_Work required_
Only the lines from the line containing "Generate a web" to the line containing "const xEnd = x.range()[1];", with both of those lines, are to be repeated exactly. Leave the images out.
******************************
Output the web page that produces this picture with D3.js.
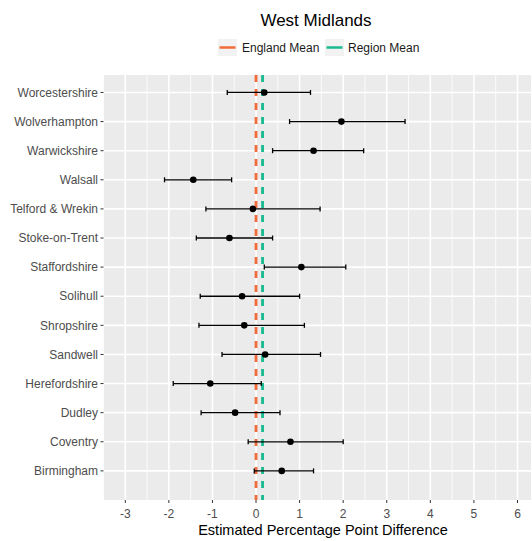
<!DOCTYPE html>
<html>
<head>
<meta charset="utf-8">
<script src="https://cdn.jsdelivr.net/npm/d3@7"></script>
<style>
  html, body { margin: 0; padding: 0; background: #fff; }
  svg { display: block; font-family: "Liberation Sans", Arial, sans-serif; }
</style>
</head>
<body>
<svg id="chart" width="532" height="541"></svg>
<script>
// ---- data (bottom to top) ----
const areas = ["Birmingham", "Coventry", "Dudley", "Herefordshire", "Sandwell", "Shropshire", "Solihull",
  "Staffordshire", "Stoke-on-Trent", "Telford & Wrekin", "Walsall", "Warwickshire", "Wolverhampton", "Worcestershire"];
const estimate = [0.59, 0.79, -0.48, -1.05, 0.21, -0.27, -0.32, 1.04, -0.61, -0.07, -1.44, 1.32, 1.96, 0.19];
const lower    = [-0.04, -0.18, -1.26, -1.90, -0.78, -1.31, -1.28, 0.19, -1.37, -1.15, -2.10, 0.38, 0.77, -0.66];
const upper    = [1.32, 2.00, 0.55, 0.12, 1.48, 1.11, 1.00, 2.06, 0.38, 1.47, -0.56, 2.47, 3.42, 1.25];
const xTicks = [-3, -2, -1, 0, 1, 2, 3, 4, 5, 6];
const englandMean = 0;
const regionMean = 0.15;
const titleText = "West Midlands";
const xLabel = "Estimated Percentage Point Difference";
const legendLabels = ["England Mean", "Region Mean"];
const legendColors = ["#F26B3A", "#17BA8E"];

// ---- layout ----
const svg = d3.select("#chart");
const P = { left: 103.5, right: 531, top: 75, bottom: 500 };

const x = d3.scaleLinear().domain([-3.5, 6.31]).range([P.left, P.right]);
const y = d3.scaleLinear().domain([0, 14.6]).range([P.bottom, P.top]);
const yPos = i => y(i + 1);

// panel background
svg.append("rect").attr("x", P.left).attr("y", P.top)
  .attr("width", P.right - P.left).attr("height", P.bottom - P.top).attr("fill", "#EBEBEB");

const grid = svg.append("g");
// minor vertical gridlines
d3.range(-3.5, 6.5, 1).forEach(v => {
  if (x(v) >= P.left && x(v) <= P.right)
    grid.append("line").attr("x1", x(v)).attr("x2", x(v)).attr("y1", P.top).attr("y2", P.bottom)
      .attr("stroke", "#fff").attr("stroke-width", 0.8);
});
// major vertical gridlines
xTicks.forEach(v => {
  grid.append("line").attr("x1", x(v)).attr("x2", x(v)).attr("y1", P.top).attr("y2", P.bottom)
    .attr("stroke", "#fff").attr("stroke-width", 1.6);
});
// horizontal gridlines
areas.forEach((a, i) => {
  grid.append("line").attr("x1", P.left).attr("x2", P.right).attr("y1", yPos(i)).attr("y2", yPos(i))
    .attr("stroke", "#fff").attr("stroke-width", 1.6);
});

// mean lines
[[englandMean, legendColors[0]], [regionMean, legendColors[1]]].forEach(([v, c]) => {
  svg.append("line").attr("x1", x(v)).attr("x2", x(v)).attr("y1", P.top).attr("y2", P.bottom)
    .attr("stroke", c).attr("stroke-width", 2.8).attr("stroke-dasharray", "7,7");
});

// error bars
const eb = svg.append("g");
areas.forEach((a, i) => {
  const yy = yPos(i);
  eb.append("line").attr("x1", x(lower[i])).attr("x2", x(upper[i])).attr("y1", yy).attr("y2", yy)
    .attr("stroke", "#000").attr("stroke-width", 1.3);
  [lower[i], upper[i]].forEach(v => {
    eb.append("line").attr("x1", x(v)).attr("x2", x(v)).attr("y1", yy - 2.5).attr("y2", yy + 2.5)
      .attr("stroke", "#000").attr("stroke-width", 1.3);
  });
  eb.append("circle").attr("cx", x(estimate[i])).attr("cy", yy).attr("r", 3.3).attr("fill", "#000");
});

// x axis
const xa = svg.append("g");
xTicks.forEach(v => {
  xa.append("line").attr("x1", x(v)).attr("x2", x(v)).attr("y1", P.bottom).attr("y2", P.bottom + 3)
    .attr("stroke", "#333").attr("stroke-width", 1);
  xa.append("text").attr("x", x(v)).attr("y", P.bottom + 18).attr("text-anchor", "middle")
    .attr("font-size", 12).attr("fill", "#4D4D4D").text(v);
});
svg.append("text").attr("x", 323).attr("y", 535).attr("text-anchor", "middle")
  .attr("font-size", 14.5).attr("fill", "#000").text(xLabel);

// y axis
const ya = svg.append("g");
areas.forEach((a, i) => {
  const yy = yPos(i);
  ya.append("line").attr("x1", P.left - 3).attr("x2", P.left).attr("y1", yy).attr("y2", yy)
    .attr("stroke", "#333").attr("stroke-width", 1);
  ya.append("text").attr("x", P.left - 5.5).attr("y", yy).attr("dy", "0.35em").attr("text-anchor", "end")
    .attr("font-size", 12).attr("fill", "#4D4D4D").text(a);
});

// title
svg.append("text").attr("x", 316).attr("y", 26).attr("text-anchor", "middle")
  .attr("font-size", 17).attr("fill", "#000").text(titleText);

// legend
const lg = svg.append("g");
const keyX = [218, 325];
const textX = [242, 348];
legendLabels.forEach((l, i) => {
  lg.append("rect").attr("x", keyX[i]).attr("y", 39).attr("width", 19).attr("height", 17).attr("fill", "#F2F2F2");
  lg.append("line").attr("x1", keyX[i] + 1.5).attr("x2", keyX[i] + 17.5).attr("y1", 47.5).attr("y2", 47.5)
    .attr("stroke", legendColors[i]).attr("stroke-width", 2.5);
  lg.append("text").attr("x", textX[i]).attr("y", 48).attr("dy", "0.35em")
    .attr("font-size", 12).attr("fill", "#1A1A1A").text(l);
});
</script>
</body>
</html>
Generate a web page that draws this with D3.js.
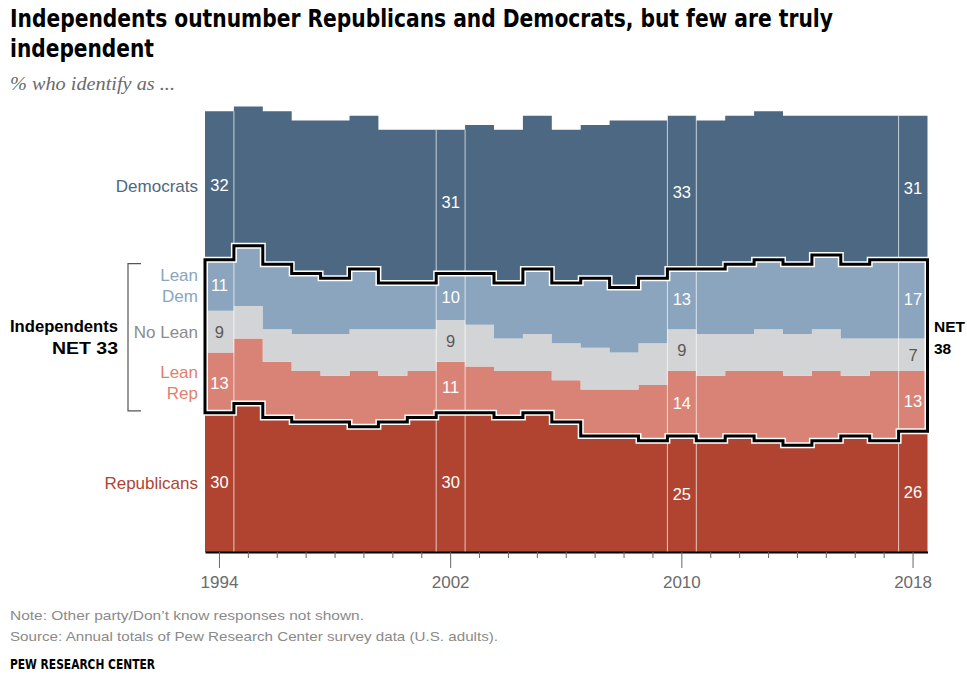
<!DOCTYPE html>
<html>
<head>
<meta charset="utf-8">
<script src="https://cdn.jsdelivr.net/npm/d3@7"></script>
<style>
  body { margin: 0; background: #fff; }
  svg text { font-family: "Liberation Sans", Arial, sans-serif; }
  .cond { font-family: "Liberation Sans Narrow", "DejaVu Sans Condensed", "Liberation Sans", sans-serif !important; }
  .serif { font-family: "Liberation Serif", "DejaVu Serif", serif !important; }
</style>
</head>
<body>
<svg id="chart" width="967" height="674"></svg>
<script>
// annual party identification, % of U.S. adults
const years = [1994, 1995, 1996, 1997, 1998, 1999, 2000, 2001, 2002, 2003, 2004, 2005, 2006,
               2007, 2008, 2009, 2010, 2011, 2012, 2013, 2014, 2015, 2016, 2017, 2018];
const dem     = [32, 30, 33, 33, 34, 33, 33, 33, 31, 32, 33, 33, 33, 33, 36, 34, 33, 32, 32, 32, 32, 30, 32, 31, 31];
const leanDem = [11, 13, 14, 13, 12, 13, 10, 10, 10, 11, 12, 14, 13, 15, 14, 14, 13, 14, 15, 15, 15, 16, 16, 17, 17];
const noLean  = [ 9,  7,  7,  8,  9,  9, 10,  9,  9,  9,  7,  8,  8,  9,  8,  9,  9,  9,  8,  9,  9,  9,  8,  7,  7];
const leanRep = [13, 14, 12, 11, 10, 12, 10, 10, 11, 10, 10,  9,  9, 10, 10, 12, 14, 14, 14, 15, 15, 15, 13, 15, 13];
const rep     = [30, 32, 29, 28, 28, 27, 28, 29, 30, 30, 29, 30, 28, 25, 25, 24, 25, 24, 25, 24, 23, 24, 25, 24, 26];
const highlightYears = [1994, 2002, 2010, 2018];
const netIndependents = [33, 38]; // first and last year, as printed

const keys = ["rep", "leanRep", "noLean", "leanDem", "dem"];
const colors = {dem: "#4d6882", leanDem: "#8aa5bd", noLean: "#d3d4d5", leanRep: "#d98376", rep: "#b04431"};
const labelColors = {dem: "#fff", leanDem: "#fff", noLean: "#595959", leanRep: "#fff", rep: "#fff"};

const svg = d3.select("#chart");

const x = d3.scaleBand().domain(years).range([205, 927.5]);
const y = d3.scaleLinear().domain([0, 95]).range([552, 111.2]);
const xEnd = x.range()[1];

const rows = years.map((yr, i) => ({
  year: yr, dem: dem[i], leanDem: leanDem[i], noLean: noLean[i], leanRep: leanRep[i], rep: rep[i]
}));
const series = d3.stack().keys(keys)(rows);

// step points: one per year at its left edge, plus a closing point at the right edge
function stepPoints(lo, hi) {
  const pts = years.map((yr, i) => ({x: x(yr), lo: lo(i), hi: hi(i)}));
  const last = pts[pts.length - 1];
  pts.push({x: xEnd, lo: last.lo, hi: last.hi});
  return pts;
}

const area = d3.area()
  .curve(d3.curveStepAfter)
  .x(d => d.x)
  .y0(d => y(d.lo))
  .y1(d => y(d.hi));

svg.append("g").selectAll("path")
  .data(series)
  .enter().append("path")
    .attr("fill", s => colors[s.key])
    .attr("d", s => area(stepPoints(i => s[i][0], i => s[i][1])));

// thin white separators round the highlighted years
const sepG = svg.append("g");
highlightYears.forEach(yr => {
  const i = years.indexOf(yr);
  const top = y(series[4][i][1]);
  [x(yr), x(yr) + x.bandwidth()].forEach(px => {
    if (px <= x.range()[0] + 1 || px >= xEnd - 1) return;
    sepG.append("line")
      .attr("x1", px).attr("x2", px)
      .attr("y1", top).attr("y2", y(0))
      .attr("stroke", "#fff").attr("stroke-opacity", 0.7).attr("stroke-width", 1);
  });
});

// outline of the independents block (lean rep .. lean dem)
const indPts = stepPoints(i => series[0][i][1], i => series[3][i][1]);
const outline = svg.append("g");
outline.append("path")
  .attr("d", area(indPts) + "Z")
  .attr("fill", "none").attr("stroke", "#fff").attr("stroke-width", 6);
outline.append("path")
  .attr("d", area(indPts) + "Z")
  .attr("fill", "none").attr("stroke", "#000").attr("stroke-width", 3);

// values in the highlighted years
const valG = svg.append("g");
series.forEach(s => {
  highlightYears.forEach(yr => {
    const i = years.indexOf(yr);
    valG.append("text")
      .attr("x", x(yr) + x.bandwidth() / 2)
      .attr("y", y((s[i][0] + s[i][1]) / 2))
      .attr("dy", "0.36em")
      .attr("text-anchor", "middle")
      .attr("font-size", 16.5)
      .attr("fill", labelColors[s.key])
      .text(s[i].data[s.key]);
  });
});

// x axis
const axis = d3.axisBottom(x)
  .tickSizeOuter(0)
  .tickFormat(d => highlightYears.includes(d) ? d : "");
const ax = svg.append("g").attr("transform", `translate(0,${y(0)})`).call(axis);
ax.select(".domain").attr("stroke", "#000").attr("stroke-width", 2);
ax.selectAll(".tick line")
  .attr("stroke", "#666")
  .attr("y2", d => highlightYears.includes(d) ? 16 : 6);
ax.selectAll(".tick text")
  .attr("y", 24)
  .attr("font-size", 17)
  .attr("fill", "#6b6b6b");

// category labels on the left, centred on the 1994 segments
const labelG = svg.append("g").attr("text-anchor", "end").attr("font-size", 17);
const leftLabels = [
  {key: "dem", lines: ["Democrats"], color: "#4d6882"},
  {key: "leanDem", lines: ["Lean", "Dem"], color: "#8aa5bd"},
  {key: "noLean", lines: ["No Lean"], color: "#8c8c8c"},
  {key: "leanRep", lines: ["Lean", "Rep"], color: "#e07f70"},
  {key: "rep", lines: ["Republicans"], color: "#b04431"}
];
leftLabels.forEach(l => {
  const s = series.find(d => d.key === l.key);
  const mid = y((s[0][0] + s[0][1]) / 2);
  l.lines.forEach((t, j) => {
    labelG.append("text")
      .attr("x", 198)
      .attr("y", mid + (j - (l.lines.length - 1) / 2) * 21)
      .attr("dy", "0.36em")
      .attr("fill", l.color)
      .text(t);
  });
});

// bracket for independents
const bTop = y(series[3][0][1]) + 4, bBot = y(series[0][0][1]) - 2;
svg.append("path")
  .attr("d", `M141,${bTop}H128V${bBot}H141`)
  .attr("fill", "none").attr("stroke", "#555").attr("stroke-width", 1.2);

function fit(sel, w) {
  if (sel.node().getComputedTextLength() > 0) sel.attr("textLength", w).attr("lengthAdjust", "spacingAndGlyphs");
  return sel;
}

const netMid = (bTop + bBot) / 2;
const netG = svg.append("g").attr("font-weight", "bold").attr("font-size", 17).attr("fill", "#000");
fit(netG.append("text").attr("x", 10).attr("y", netMid - 11).attr("dy", "0.36em")
  .text("Independents"), 108);
fit(netG.append("text").attr("x", 52).attr("y", netMid + 11).attr("dy", "0.36em")
  .text("NET " + netIndependents[0]), 66);
const netR = netG.append("g").attr("font-size", 15.5);
netR.append("text").attr("x", 934).attr("y", netMid - 11).attr("dy", "0.36em").text("NET");
netR.append("text").attr("x", 934).attr("y", netMid + 11).attr("dy", "0.36em").text(netIndependents[1]);

// title, subtitle, notes
fit(svg.append("text").attr("class", "cond").attr("x", 10).attr("y", 27)
  .attr("font-size", 24).attr("font-weight", "bold").attr("fill", "#000")
  .text("Independents outnumber Republicans and Democrats, but few are truly"), 823);
fit(svg.append("text").attr("class", "cond").attr("x", 10).attr("y", 57)
  .attr("font-size", 24).attr("font-weight", "bold").attr("fill", "#000")
  .text("independent"), 144);

fit(svg.append("text").attr("class", "serif").attr("x", 10).attr("y", 90)
  .attr("font-style", "italic").attr("font-size", 18).attr("fill", "#6b6b6b")
  .text("% who identify as ..."), 165);

fit(svg.append("text").attr("x", 10).attr("y", 620).attr("font-size", 13.5).attr("fill", "#8a8a8a")
  .text("Note: Other party/Don\u2019t know responses not shown."), 354);
fit(svg.append("text").attr("x", 10).attr("y", 641).attr("font-size", 13.5).attr("fill", "#8a8a8a")
  .text("Source: Annual totals of Pew Research Center survey data (U.S. adults)."), 488);
fit(svg.append("text").attr("class", "cond").attr("x", 10).attr("y", 669).attr("font-size", 14)
  .attr("font-weight", "bold").attr("fill", "#000")
  .text("PEW RESEARCH CENTER"), 145);
</script>
</body>
</html>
******************************
_Final result_
Generate a web page that draws this with D3.js.
<!DOCTYPE html>
<html>
<head>
<meta charset="utf-8">
<script src="https://cdn.jsdelivr.net/npm/d3@7"></script>
<style>
  body { margin: 0; background: #fff; }
  svg text { font-family: "Liberation Sans", Arial, sans-serif; }
  .cond { font-family: "Liberation Sans Narrow", "DejaVu Sans Condensed", "Liberation Sans", sans-serif !important; }
  .serif { font-family: "Liberation Serif", "DejaVu Serif", serif !important; }
</style>
</head>
<body>
<svg id="chart" width="967" height="674"></svg>
<script>
// annual party identification, % of U.S. adults
const years = [1994, 1995, 1996, 1997, 1998, 1999, 2000, 2001, 2002, 2003, 2004, 2005, 2006,
               2007, 2008, 2009, 2010, 2011, 2012, 2013, 2014, 2015, 2016, 2017, 2018];
const dem     = [32, 30, 33, 33, 34, 33, 33, 33, 31, 32, 33, 33, 33, 33, 36, 34, 33, 32, 32, 32, 32, 30, 32, 31, 31];
const leanDem = [11, 13, 14, 13, 12, 13, 10, 10, 10, 11, 12, 14, 13, 15, 14, 14, 13, 14, 15, 15, 15, 16, 16, 17, 17];
const noLean  = [ 9,  7,  7,  8,  9,  9, 10,  9,  9,  9,  7,  8,  8,  9,  8,  9,  9,  9,  8,  9,  9,  9,  8,  7,  7];
const leanRep = [13, 14, 12, 11, 10, 12, 10, 10, 11, 10, 10,  9,  9, 10, 10, 12, 14, 14, 14, 15, 15, 15, 13, 15, 13];
const rep     = [30, 32, 29, 28, 28, 27, 28, 29, 30, 30, 29, 30, 28, 25, 25, 24, 25, 24, 25, 24, 23, 24, 25, 24, 26];
const highlightYears = [1994, 2002, 2010, 2018];
const netIndependents = [33, 38]; // first and last year, as printed

const keys = ["rep", "leanRep", "noLean", "leanDem", "dem"];
const colors = {dem: "#4d6882", leanDem: "#8aa5bd", noLean: "#d3d4d5", leanRep: "#d98376", rep: "#b04431"};
const labelColors = {dem: "#fff", leanDem: "#fff", noLean: "#595959", leanRep: "#fff", rep: "#fff"};

const svg = d3.select("#chart");

const x = d3.scaleBand().domain(years).range([205, 927.5]);
const y = d3.scaleLinear().domain([0, 95]).range([552, 111.2]);
const xEnd = x.range()[1];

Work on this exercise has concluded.